#### Dataset excerpt:

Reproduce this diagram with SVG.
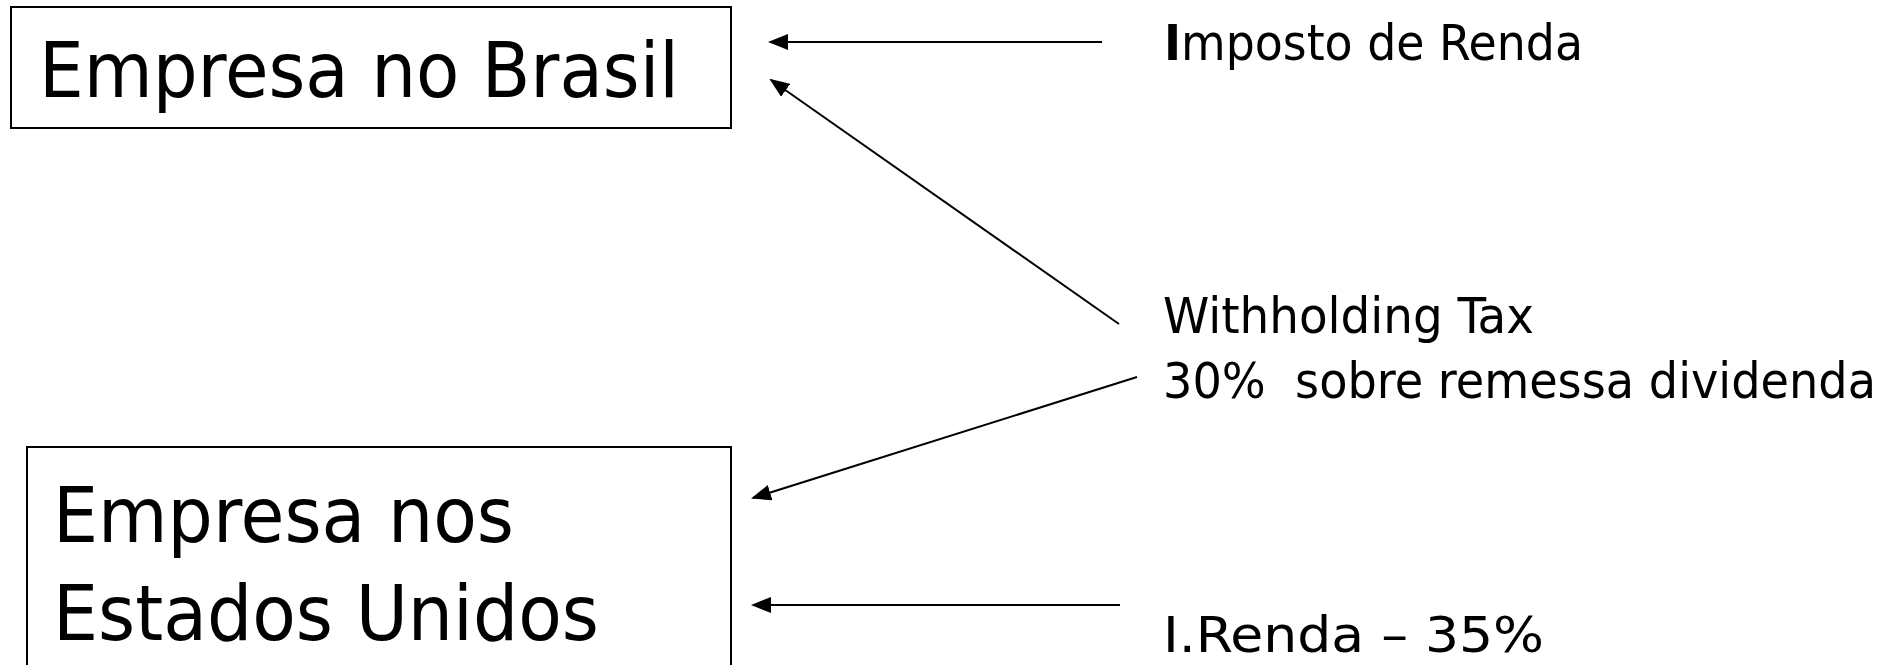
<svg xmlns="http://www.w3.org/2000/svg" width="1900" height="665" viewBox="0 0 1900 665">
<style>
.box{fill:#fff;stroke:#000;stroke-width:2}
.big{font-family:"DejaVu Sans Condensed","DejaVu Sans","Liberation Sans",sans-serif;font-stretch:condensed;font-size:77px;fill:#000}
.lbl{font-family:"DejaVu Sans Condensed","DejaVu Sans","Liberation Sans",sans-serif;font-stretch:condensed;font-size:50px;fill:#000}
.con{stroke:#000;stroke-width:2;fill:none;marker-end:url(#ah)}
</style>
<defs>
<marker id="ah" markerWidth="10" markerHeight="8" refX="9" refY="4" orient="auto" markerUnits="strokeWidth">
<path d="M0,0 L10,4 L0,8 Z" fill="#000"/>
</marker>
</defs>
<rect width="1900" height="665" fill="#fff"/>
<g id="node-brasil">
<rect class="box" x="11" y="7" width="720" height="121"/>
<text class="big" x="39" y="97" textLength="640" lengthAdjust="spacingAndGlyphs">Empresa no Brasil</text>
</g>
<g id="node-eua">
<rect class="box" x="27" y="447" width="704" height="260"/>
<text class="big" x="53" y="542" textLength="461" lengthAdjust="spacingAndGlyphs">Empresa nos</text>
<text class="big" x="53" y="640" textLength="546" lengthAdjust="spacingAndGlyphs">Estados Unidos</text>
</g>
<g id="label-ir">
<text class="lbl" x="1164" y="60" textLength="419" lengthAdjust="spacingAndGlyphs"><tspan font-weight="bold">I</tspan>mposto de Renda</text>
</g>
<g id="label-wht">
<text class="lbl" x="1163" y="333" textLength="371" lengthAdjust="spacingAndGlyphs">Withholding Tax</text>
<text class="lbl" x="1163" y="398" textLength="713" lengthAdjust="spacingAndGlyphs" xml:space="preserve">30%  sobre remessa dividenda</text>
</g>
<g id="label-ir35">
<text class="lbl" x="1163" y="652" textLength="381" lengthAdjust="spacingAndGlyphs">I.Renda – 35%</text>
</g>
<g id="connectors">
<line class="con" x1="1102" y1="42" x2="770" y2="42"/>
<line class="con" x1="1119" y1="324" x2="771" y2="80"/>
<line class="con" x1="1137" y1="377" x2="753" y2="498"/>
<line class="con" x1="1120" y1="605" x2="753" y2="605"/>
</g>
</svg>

#### Exercise brief:
Leave out the pictures and output the rest of the material exactly as written.

#### Written response:
Reproduce this diagram with SVG.
<svg xmlns="http://www.w3.org/2000/svg" width="1900" height="665" viewBox="0 0 1900 665">
<style>
.box{fill:#fff;stroke:#000;stroke-width:2}
.big{font-family:"DejaVu Sans Condensed","DejaVu Sans","Liberation Sans",sans-serif;font-stretch:condensed;font-size:77px;fill:#000}
.lbl{font-family:"DejaVu Sans Condensed","DejaVu Sans","Liberation Sans",sans-serif;font-stretch:condensed;font-size:50px;fill:#000}
.con{stroke:#000;stroke-width:2;fill:none;marker-end:url(#ah)}
</style>
<defs>
<marker id="ah" markerWidth="10" markerHeight="8" refX="9" refY="4" orient="auto" markerUnits="strokeWidth">
<path d="M0,0 L10,4 L0,8 Z" fill="#000"/>
</marker>
</defs>
<rect width="1900" height="665" fill="#fff"/>
<g id="node-brasil">
<rect class="box" x="11" y="7" width="720" height="121"/>
<text class="big" x="39" y="97" textLength="640" lengthAdjust="spacingAndGlyphs">Empresa no Brasil</text>
</g>
<g id="node-eua">
<rect class="box" x="27" y="447" width="704" height="260"/>
<text class="big" x="53" y="542" textLength="461" lengthAdjust="spacingAndGlyphs">Empresa nos</text>
<text class="big" x="53" y="640" textLength="546" lengthAdjust="spacingAndGlyphs">Estados Unidos</text>
</g>
<g id="label-ir">
<text class="lbl" x="1164" y="60" textLength="419" lengthAdjust="spacingAndGlyphs"><tspan font-weight="bold">I</tspan>mposto de Renda</text>
</g>
<g id="label-wht">
<text class="lbl" x="1163" y="333" textLength="371" lengthAdjust="spacingAndGlyphs">Withholding Tax</text>
<text class="lbl" x="1163" y="398" textLength="713" lengthAdjust="spacingAndGlyphs" xml:space="preserve">30%  sobre remessa dividenda</text>
</g>
<g id="label-ir35">
<text class="lbl" x="1163" y="652" textLength="381" lengthAdjust="spacingAndGlyphs">I.Renda – 35%</text>
</g>
<g id="connectors">
<line class="con" x1="1102" y1="42" x2="770" y2="42"/>
<line class="con" x1="1119" y1="324" x2="771" y2="80"/>
<line class="con" x1="1137" y1="377" x2="753" y2="498"/>
<line class="con" x1="1120" y1="605" x2="753" y2="605"/>
</g>
</svg>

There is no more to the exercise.